How does childhood trauma change the brain in dysregulation?
Early trauma can create a neurological injury: the left frontal cortex dims (less reasoning) while right-front emotional regions overactivate, producing irregular brainwaves, ragged breathing, and dysregulated responses.
What physical and behavioral signs reveal you're dysregulated?
Signs include numbness (hands, mouth, face), trouble finding words, clumsiness or changed handwriting, flat vocal tone or expression, emotional flooding, impulsive actions, withdrawal, and repeating unwanted behaviors.
What immediate steps should you take when you notice dysregulation?
Prioritize safety (avoid driving/machinery), step away from the trigger, slow your breathing with long exhales, ground with physical sensations (stamp feet, feel weight in chair), and use soothing touch or warm water.

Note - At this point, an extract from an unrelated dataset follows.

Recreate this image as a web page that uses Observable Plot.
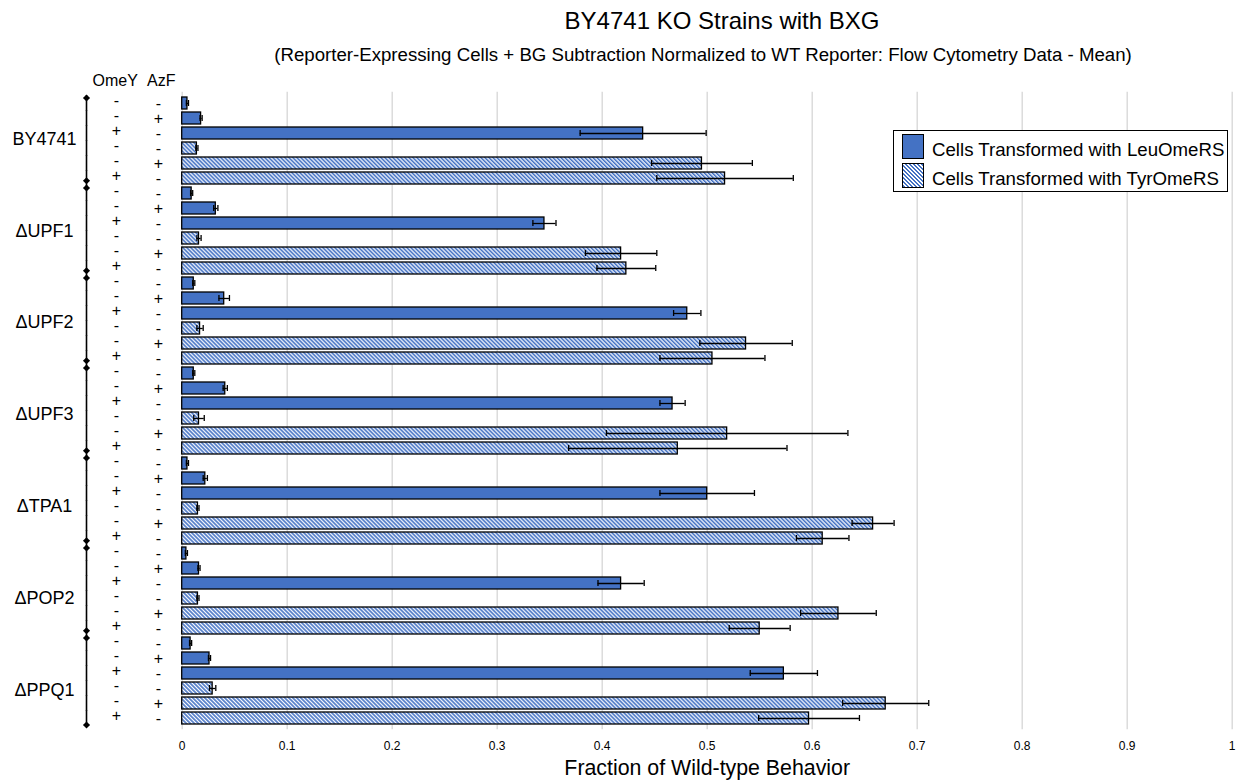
<!DOCTYPE html>
<html>
<head>
<meta charset="utf-8">
<script src="https://cdn.jsdelivr.net/npm/d3@7"></script>
<script src="https://cdn.jsdelivr.net/npm/@observablehq/plot@0.6"></script>
<style>
  body { margin: 0; background: #fff; font-family: "Liberation Sans", Arial, sans-serif; color: #000; }
  #wrap { position: relative; width: 1236px; height: 780px; overflow: hidden; }
  #title { position: absolute; top: 9px; left: 722px; transform: translateX(-50%); font-size: 24px; line-height: 24px; white-space: nowrap; }
  #subtitle { position: absolute; top: 46px; left: 703px; transform: translateX(-50%); font-size: 18.67px; line-height: 18.67px; white-space: nowrap; }
  #chart { position: absolute; top: 70px; left: 0; }
  #legend { position: absolute; left: 893px; top: 130px; width: 333px; height: 60px; border: 1px solid #000; background: #fff; }
  .sw { position: absolute; left: 8px; width: 20px; height: 23px; border: 1px solid #000; }
  .lt { position: absolute; left: 38px; font-size: 18.67px; line-height: 18.67px; white-space: nowrap; }
</style>
</head>
<body>
<div id="wrap">
  <div id="title">BY4741 KO Strains with BXG</div>
  <div id="subtitle">(Reporter-Expressing Cells + BG Subtraction Normalized to WT Reporter: Flow Cytometry Data - Mean)</div>
  <div id="chart"></div>
  <div id="legend">
    <div class="sw" style="top:3px;background:#4472C4;"></div>
    <div class="lt" style="top:10px;">Cells Transformed with LeuOmeRS</div>
    <div class="sw" style="top:32px;background:repeating-linear-gradient(45deg,#4472C4 0 1.6px,#fff 1.6px 2.83px);"></div>
    <div class="lt" style="top:39px;">Cells Transformed with TyrOmeRS</div>
  </div>
</div>
<script>
// ---- data ----
const strains = ["BY4741", "ΔUPF1", "ΔUPF2", "ΔUPF3", "ΔTPA1", "ΔPOP2", "ΔPPQ1"];
const omeY = ["-", "-", "+", "-", "-", "+"];
const azF  = ["-", "+", "-", "-", "+", "-"];
const enzymes = ["LeuOmeRS", "LeuOmeRS", "LeuOmeRS", "TyrOmeRS", "TyrOmeRS", "TyrOmeRS"];

const meanBY4741 = [0.005, 0.018, 0.439, 0.014, 0.495, 0.517];
const errBY4741  = [0.001, 0.001, 0.060, 0.001, 0.048, 0.065];
const meanUPF1 = [0.009, 0.032, 0.345, 0.016, 0.418, 0.423];
const errUPF1  = [0.001, 0.002, 0.011, 0.002, 0.034, 0.028];
const meanUPF2 = [0.011, 0.040, 0.481, 0.017, 0.537, 0.505];
const errUPF2  = [0.001, 0.005, 0.013, 0.003, 0.044, 0.050];
const meanUPF3 = [0.011, 0.041, 0.467, 0.016, 0.519, 0.472];
const errUPF3  = [0.001, 0.002, 0.012, 0.005, 0.115, 0.104];
const meanTPA1 = [0.005, 0.022, 0.500, 0.015, 0.658, 0.610];
const errTPA1  = [0.001, 0.002, 0.045, 0.001, 0.020, 0.025];
const meanPOP2 = [0.004, 0.016, 0.418, 0.015, 0.625, 0.550];
const errPOP2  = [0.001, 0.001, 0.022, 0.001, 0.036, 0.029];
const meanPPQ1 = [0.008, 0.026, 0.573, 0.029, 0.670, 0.597];
const errPPQ1  = [0.001, 0.001, 0.032, 0.003, 0.041, 0.048];

const xTicks = [0, 0.1, 0.2, 0.3, 0.4, 0.5, 0.6, 0.7, 0.8, 0.9, 1];
const xTitle = "Fraction of Wild-type Behavior";

// ---- table ----
const meanList = [meanBY4741, meanUPF1, meanUPF2, meanUPF3, meanTPA1, meanPOP2, meanPPQ1];
const errList = [errBY4741, errUPF1, errUPF2, errUPF3, errTPA1, errPOP2, errPPQ1];
const rows = [];
strains.forEach((s, si) => {
  omeY.forEach((o, ci) => {
    rows.push({strain: s, idx: ci, key: s + "|" + ci, omey: o, azf: azF[ci], enzyme: enzymes[ci],
      mean: meanList[si][ci], err: errList[si][ci]});
  });
});
const keys = rows.map(d => d.key);
const leuRows = rows.filter(d => d.enzyme === "LeuOmeRS");
const tyrRows = rows.filter(d => d.enzyme === "TyrOmeRS");
const firstRows = rows.filter(d => d.idx === 0);
const lastRows = rows.filter(d => d.idx === 5);
const innerLast = lastRows.slice(0, -1);
const finalLast = lastRows.slice(-1);
const labelRows = rows.filter(d => d.idx === 2);

const left0 = 181.7;
const zero = () => 0;

const chart = Plot.plot({
  width: 1236,
  height: 710,
  marginLeft: left0,
  marginRight: 4.3,
  marginTop: 21.7,
  marginBottom: 50.7,
  style: {fontFamily: "'Liberation Sans', Arial, sans-serif", fontSize: "12px", color: "#000", background: "transparent"},
  x: {domain: [0, 1], ticks: xTicks, tickFormat: d => String(d), tickSize: 0, tickPadding: 12, label: null},
  y: {type: "band", domain: keys, paddingInner: 0.22, paddingOuter: 0.11, axis: null},
  marks: [
    Plot.ruleX(xTicks, {stroke: "#d9d9d9", strokeWidth: 1.4}),
    Plot.barX(leuRows, {x: "mean", y: "key", fill: "#4472C4", stroke: "#000", strokeWidth: 1.3}),
    Plot.barX(tyrRows, {x: "mean", y: "key", fill: "url(#hatch)", stroke: "#000", strokeWidth: 1.3}),
    Plot.ruleY(rows, {x1: d => d.mean - d.err, x2: d => d.mean + d.err, y: "key", stroke: "#000", strokeWidth: 1.3}),
    Plot.tickX(rows, {x: d => d.mean - d.err, y: "key", stroke: "#000", strokeWidth: 1.3, insetTop: 3, insetBottom: 3}),
    Plot.tickX(rows, {x: d => d.mean + d.err, y: "key", stroke: "#000", strokeWidth: 1.3, insetTop: 3, insetBottom: 3}),
    // x title
    Plot.text([xTitle], {frameAnchor: "bottom", lineAnchor: "middle", dy: 38.5, text: d => d, fontSize: 21.33, fill: "#000"}),
    // left category annotations
    Plot.text(["OmeY"], {frameAnchor: "top-left", textAnchor: "middle", lineAnchor: "middle", dx: 114.7 - left0, dy: -11, text: d => d, fontSize: 16, fill: "#000"}),
    Plot.text(["AzF"], {frameAnchor: "top-left", textAnchor: "middle", lineAnchor: "middle", dx: 160.8 - left0, dy: -11, text: d => d, fontSize: 16, fill: "#000"}),
    Plot.text(rows, {x: zero, y: "key", text: "omey", dx: 116 - left0, dy: -2.5, fontSize: 16, fill: "#000"}),
    Plot.text(rows, {x: zero, y: "key", text: "azf", dx: 158 - left0, dy: 0.5, fontSize: 16, fill: "#000"}),
    Plot.tickX(rows, {x: zero, y: "key", dx: 86 - left0, stroke: "#000", strokeWidth: 1.6, insetTop: -1.8, insetBottom: -1.8}),
    Plot.dot(firstRows, {x: zero, y: "key", dx: 86 - left0, dy: -5.5, symbol: "diamond2", r: 3.2, fill: "#000", stroke: "none"}),
    Plot.dot(innerLast, {x: zero, y: "key", dx: 86 - left0, dy: 2.2, symbol: "diamond2", r: 3.2, fill: "#000", stroke: "none"}),
    Plot.dot(finalLast, {x: zero, y: "key", dx: 86 - left0, dy: 6.5, symbol: "diamond2", r: 3.2, fill: "#000", stroke: "none"}),
    // strain labels (Excel places them with a slight downward drift)
    ...labelRows.map((d, k) => Plot.text([d], {x: zero, y: "key", text: "strain", dx: 44 - left0, dy: 5.5 + 1.8 * k, fontSize: 18, fill: "#000"}))
  ]
});

const svg = chart.tagName.toLowerCase() === "svg" ? chart : chart.querySelector("svg");
const ns = "http://www.w3.org/2000/svg";
const defs = document.createElementNS(ns, "defs");
defs.innerHTML = '<pattern id="hatch" patternUnits="userSpaceOnUse" width="2.83" height="2.83" patternTransform="rotate(-45)">' +
  '<rect width="2.83" height="2.83" fill="#ffffff"/><rect width="1.6" height="2.83" fill="#4472C4"/></pattern>';
svg.insertBefore(defs, svg.firstChild);
document.getElementById("chart").appendChild(chart);
</script>
</body>
</html>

Which simple sensory techniques help re-regulate quickly?
Stomping feet to the ground, focused exhalations, pressing the tongue to the teeth, feeling bodily contact with a chair or wall, warm hand washing, and hugging (self-hug if alone) are effective quick tools.
Why do people with dysregulation appear cold or uncaring?
When dysregulated the face and voice can go flat or blank and reasoning is suppressed, so outward behavior can look indifferent even when the person genuinely cares—it's a symptom of brain state, not character.